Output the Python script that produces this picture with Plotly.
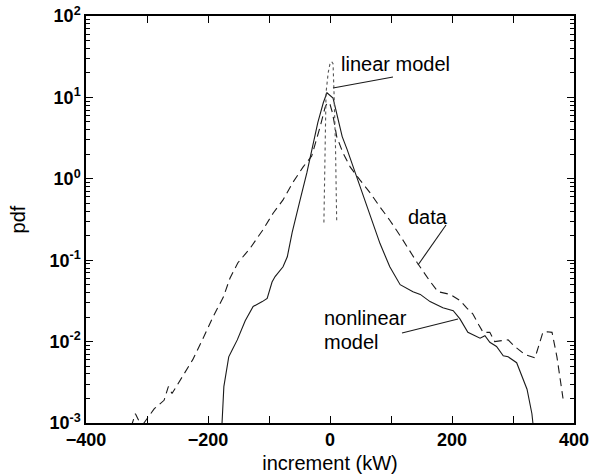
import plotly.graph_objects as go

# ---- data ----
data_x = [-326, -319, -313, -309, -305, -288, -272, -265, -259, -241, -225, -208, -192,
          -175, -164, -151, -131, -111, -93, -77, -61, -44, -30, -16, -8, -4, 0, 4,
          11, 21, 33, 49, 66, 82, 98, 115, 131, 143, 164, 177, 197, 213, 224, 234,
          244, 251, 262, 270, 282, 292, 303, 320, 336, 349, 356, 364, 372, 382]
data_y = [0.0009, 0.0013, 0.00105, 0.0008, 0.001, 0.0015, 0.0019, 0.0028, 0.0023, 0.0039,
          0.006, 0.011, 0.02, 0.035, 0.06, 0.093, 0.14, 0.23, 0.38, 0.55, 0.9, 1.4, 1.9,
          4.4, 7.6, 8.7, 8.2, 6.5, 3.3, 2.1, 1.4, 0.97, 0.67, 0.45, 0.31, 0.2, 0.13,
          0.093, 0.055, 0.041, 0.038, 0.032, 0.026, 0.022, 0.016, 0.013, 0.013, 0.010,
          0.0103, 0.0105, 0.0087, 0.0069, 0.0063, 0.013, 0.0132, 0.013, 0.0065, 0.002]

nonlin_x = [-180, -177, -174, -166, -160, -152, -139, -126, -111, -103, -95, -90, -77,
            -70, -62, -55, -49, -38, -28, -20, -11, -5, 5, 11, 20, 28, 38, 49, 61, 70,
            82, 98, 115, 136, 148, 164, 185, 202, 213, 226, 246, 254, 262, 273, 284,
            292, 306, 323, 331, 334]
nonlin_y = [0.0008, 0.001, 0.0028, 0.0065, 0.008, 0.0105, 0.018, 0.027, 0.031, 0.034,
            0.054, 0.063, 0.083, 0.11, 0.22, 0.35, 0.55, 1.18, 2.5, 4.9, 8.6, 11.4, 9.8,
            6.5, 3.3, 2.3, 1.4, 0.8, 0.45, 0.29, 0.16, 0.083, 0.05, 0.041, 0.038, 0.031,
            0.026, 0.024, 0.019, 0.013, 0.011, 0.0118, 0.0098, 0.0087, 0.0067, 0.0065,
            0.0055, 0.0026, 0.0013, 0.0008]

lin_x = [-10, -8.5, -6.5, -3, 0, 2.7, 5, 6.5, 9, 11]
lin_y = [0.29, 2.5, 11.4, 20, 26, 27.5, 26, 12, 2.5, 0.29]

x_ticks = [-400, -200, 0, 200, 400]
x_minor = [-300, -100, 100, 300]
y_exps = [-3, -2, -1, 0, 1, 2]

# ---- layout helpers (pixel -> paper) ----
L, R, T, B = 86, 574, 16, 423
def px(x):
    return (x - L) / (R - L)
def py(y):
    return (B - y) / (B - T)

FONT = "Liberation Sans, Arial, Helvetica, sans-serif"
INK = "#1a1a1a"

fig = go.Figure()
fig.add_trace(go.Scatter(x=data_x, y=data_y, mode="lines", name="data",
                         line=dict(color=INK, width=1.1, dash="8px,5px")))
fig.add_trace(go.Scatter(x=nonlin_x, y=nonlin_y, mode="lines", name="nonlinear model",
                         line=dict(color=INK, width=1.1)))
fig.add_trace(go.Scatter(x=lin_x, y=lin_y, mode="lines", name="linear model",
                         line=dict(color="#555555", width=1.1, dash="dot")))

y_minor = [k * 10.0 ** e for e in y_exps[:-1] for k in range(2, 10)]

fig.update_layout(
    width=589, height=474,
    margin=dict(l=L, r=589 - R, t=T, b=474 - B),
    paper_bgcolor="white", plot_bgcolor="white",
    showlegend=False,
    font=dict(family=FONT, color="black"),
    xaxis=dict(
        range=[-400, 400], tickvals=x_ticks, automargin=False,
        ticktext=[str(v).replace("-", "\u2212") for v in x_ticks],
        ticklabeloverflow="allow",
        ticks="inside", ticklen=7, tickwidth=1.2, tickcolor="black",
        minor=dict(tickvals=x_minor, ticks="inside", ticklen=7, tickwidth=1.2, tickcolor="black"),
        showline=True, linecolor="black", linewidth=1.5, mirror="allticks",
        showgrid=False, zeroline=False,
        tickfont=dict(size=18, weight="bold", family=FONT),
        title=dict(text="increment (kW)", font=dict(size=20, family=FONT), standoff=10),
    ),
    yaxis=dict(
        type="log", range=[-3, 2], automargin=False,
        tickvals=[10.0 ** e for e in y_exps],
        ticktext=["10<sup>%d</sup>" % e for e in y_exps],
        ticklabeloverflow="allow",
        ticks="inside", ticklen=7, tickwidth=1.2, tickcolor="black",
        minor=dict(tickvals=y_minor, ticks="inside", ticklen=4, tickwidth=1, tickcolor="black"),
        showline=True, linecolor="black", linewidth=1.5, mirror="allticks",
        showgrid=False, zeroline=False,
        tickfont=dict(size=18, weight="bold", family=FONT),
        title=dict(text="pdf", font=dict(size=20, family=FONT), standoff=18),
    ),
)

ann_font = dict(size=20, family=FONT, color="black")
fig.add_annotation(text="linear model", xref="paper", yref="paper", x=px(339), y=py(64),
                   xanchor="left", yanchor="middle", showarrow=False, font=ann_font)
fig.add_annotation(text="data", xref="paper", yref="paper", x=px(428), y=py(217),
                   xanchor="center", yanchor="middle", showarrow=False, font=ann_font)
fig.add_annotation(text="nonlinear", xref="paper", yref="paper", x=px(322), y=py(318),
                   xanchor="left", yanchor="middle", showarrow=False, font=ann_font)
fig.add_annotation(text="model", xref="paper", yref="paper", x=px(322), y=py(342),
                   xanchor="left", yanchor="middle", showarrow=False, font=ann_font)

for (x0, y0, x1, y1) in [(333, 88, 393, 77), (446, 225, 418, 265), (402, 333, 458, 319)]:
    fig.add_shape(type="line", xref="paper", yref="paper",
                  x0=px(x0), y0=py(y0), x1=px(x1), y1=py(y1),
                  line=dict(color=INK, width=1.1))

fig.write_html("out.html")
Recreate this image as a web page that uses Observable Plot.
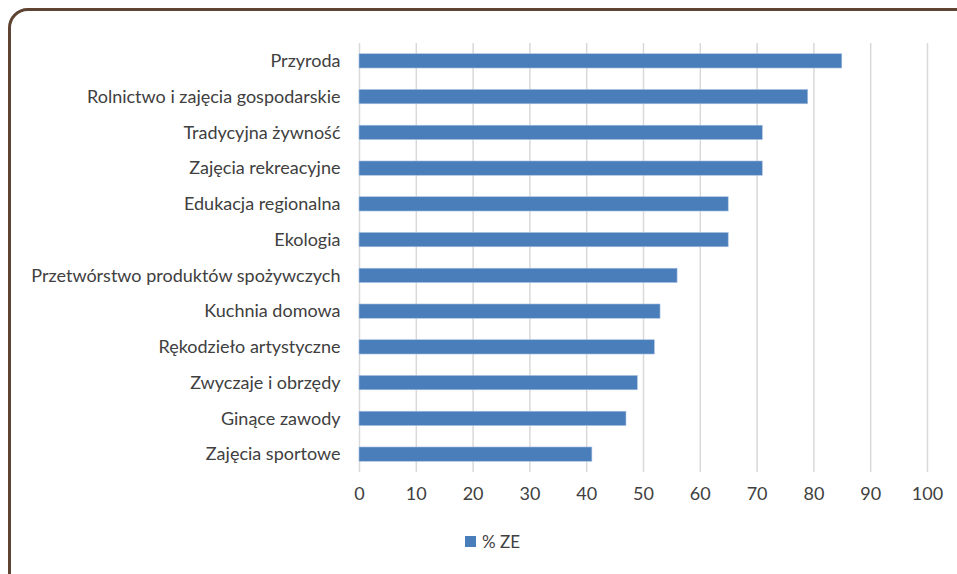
□ □ □
### Given problem:
Quote every line word for word and keep the images out of the copy.

### Full response:
Output the Python script that produces this picture with Plotly.
import plotly.graph_objects as go

# ---- data ----
data_x = [-326, -319, -313, -309, -305, -288, -272, -265, -259, -241, -225, -208, -192,
          -175, -164, -151, -131, -111, -93, -77, -61, -44, -30, -16, -8, -4, 0, 4,
          11, 21, 33, 49, 66, 82, 98, 115, 131, 143, 164, 177, 197, 213, 224, 234,
          244, 251, 262, 270, 282, 292, 303, 320, 336, 349, 356, 364, 372, 382]
data_y = [0.0009, 0.0013, 0.00105, 0.0008, 0.001, 0.0015, 0.0019, 0.0028, 0.0023, 0.0039,
          0.006, 0.011, 0.02, 0.035, 0.06, 0.093, 0.14, 0.23, 0.38, 0.55, 0.9, 1.4, 1.9,
          4.4, 7.6, 8.7, 8.2, 6.5, 3.3, 2.1, 1.4, 0.97, 0.67, 0.45, 0.31, 0.2, 0.13,
          0.093, 0.055, 0.041, 0.038, 0.032, 0.026, 0.022, 0.016, 0.013, 0.013, 0.010,
          0.0103, 0.0105, 0.0087, 0.0069, 0.0063, 0.013, 0.0132, 0.013, 0.0065, 0.002]

nonlin_x = [-180, -177, -174, -166, -160, -152, -139, -126, -111, -103, -95, -90, -77,
            -70, -62, -55, -49, -38, -28, -20, -11, -5, 5, 11, 20, 28, 38, 49, 61, 70,
            82, 98, 115, 136, 148, 164, 185, 202, 213, 226, 246, 254, 262, 273, 284,
            292, 306, 323, 331, 334]
nonlin_y = [0.0008, 0.001, 0.0028, 0.0065, 0.008, 0.0105, 0.018, 0.027, 0.031, 0.034,
            0.054, 0.063, 0.083, 0.11, 0.22, 0.35, 0.55, 1.18, 2.5, 4.9, 8.6, 11.4, 9.8,
            6.5, 3.3, 2.3, 1.4, 0.8, 0.45, 0.29, 0.16, 0.083, 0.05, 0.041, 0.038, 0.031,
            0.026, 0.024, 0.019, 0.013, 0.011, 0.0118, 0.0098, 0.0087, 0.0067, 0.0065,
            0.0055, 0.0026, 0.0013, 0.0008]

lin_x = [-10, -8.5, -6.5, -3, 0, 2.7, 5, 6.5, 9, 11]
lin_y = [0.29, 2.5, 11.4, 20, 26, 27.5, 26, 12, 2.5, 0.29]

x_ticks = [-400, -200, 0, 200, 400]
x_minor = [-300, -100, 100, 300]
y_exps = [-3, -2, -1, 0, 1, 2]

# ---- layout helpers (pixel -> paper) ----
L, R, T, B = 86, 574, 16, 423
def px(x):
    return (x - L) / (R - L)
def py(y):
    return (B - y) / (B - T)

FONT = "Liberation Sans, Arial, Helvetica, sans-serif"
INK = "#1a1a1a"

fig = go.Figure()
fig.add_trace(go.Scatter(x=data_x, y=data_y, mode="lines", name="data",
                         line=dict(color=INK, width=1.1, dash="8px,5px")))
fig.add_trace(go.Scatter(x=nonlin_x, y=nonlin_y, mode="lines", name="nonlinear model",
                         line=dict(color=INK, width=1.1)))
fig.add_trace(go.Scatter(x=lin_x, y=lin_y, mode="lines", name="linear model",
                         line=dict(color="#555555", width=1.1, dash="dot")))

y_minor = [k * 10.0 ** e for e in y_exps[:-1] for k in range(2, 10)]

fig.update_layout(
    width=589, height=474,
    margin=dict(l=L, r=589 - R, t=T, b=474 - B),
    paper_bgcolor="white", plot_bgcolor="white",
    showlegend=False,
    font=dict(family=FONT, color="black"),
    xaxis=dict(
        range=[-400, 400], tickvals=x_ticks, automargin=False,
        ticktext=[str(v).replace("-", "\u2212") for v in x_ticks],
        ticklabeloverflow="allow",
        ticks="inside", ticklen=7, tickwidth=1.2, tickcolor="black",
        minor=dict(tickvals=x_minor, ticks="inside", ticklen=7, tickwidth=1.2, tickcolor="black"),
        showline=True, linecolor="black", linewidth=1.5, mirror="allticks",
        showgrid=False, zeroline=False,
        tickfont=dict(size=18, weight="bold", family=FONT),
        title=dict(text="increment (kW)", font=dict(size=20, family=FONT), standoff=10),
    ),
    yaxis=dict(
        type="log", range=[-3, 2], automargin=False,
        tickvals=[10.0 ** e for e in y_exps],
        ticktext=["10<sup>%d</sup>" % e for e in y_exps],
        ticklabeloverflow="allow",
        ticks="inside", ticklen=7, tickwidth=1.2, tickcolor="black",
        minor=dict(tickvals=y_minor, ticks="inside", ticklen=4, tickwidth=1, tickcolor="black"),
        showline=True, linecolor="black", linewidth=1.5, mirror="allticks",
        showgrid=False, zeroline=False,
        tickfont=dict(size=18, weight="bold", family=FONT),
        title=dict(text="pdf", font=dict(size=20, family=FONT), standoff=18),
    ),
)

ann_font = dict(size=20, family=FONT, color="black")
fig.add_annotation(text="linear model", xref="paper", yref="paper", x=px(339), y=py(64),
                   xanchor="left", yanchor="middle", showarrow=False, font=ann_font)
fig.add_annotation(text="data", xref="paper", yref="paper", x=px(428), y=py(217),
                   xanchor="center", yanchor="middle", showarrow=False, font=ann_font)
fig.add_annotation(text="nonlinear", xref="paper", yref="paper", x=px(322), y=py(318),
                   xanchor="left", yanchor="middle", showarrow=False, font=ann_font)
fig.add_annotation(text="model", xref="paper", yref="paper", x=px(322), y=py(342),
                   xanchor="left", yanchor="middle", showarrow=False, font=ann_font)

for (x0, y0, x1, y1) in [(333, 88, 393, 77), (446, 225, 418, 265), (402, 333, 458, 319)]:
    fig.add_shape(type="line", xref="paper", yref="paper",
                  x0=px(x0), y0=py(y0), x1=px(x1), y1=py(y1),
                  line=dict(color=INK, width=1.1))

fig.write_html("out.html")
Recreate this image as a web page that uses Observable Plot.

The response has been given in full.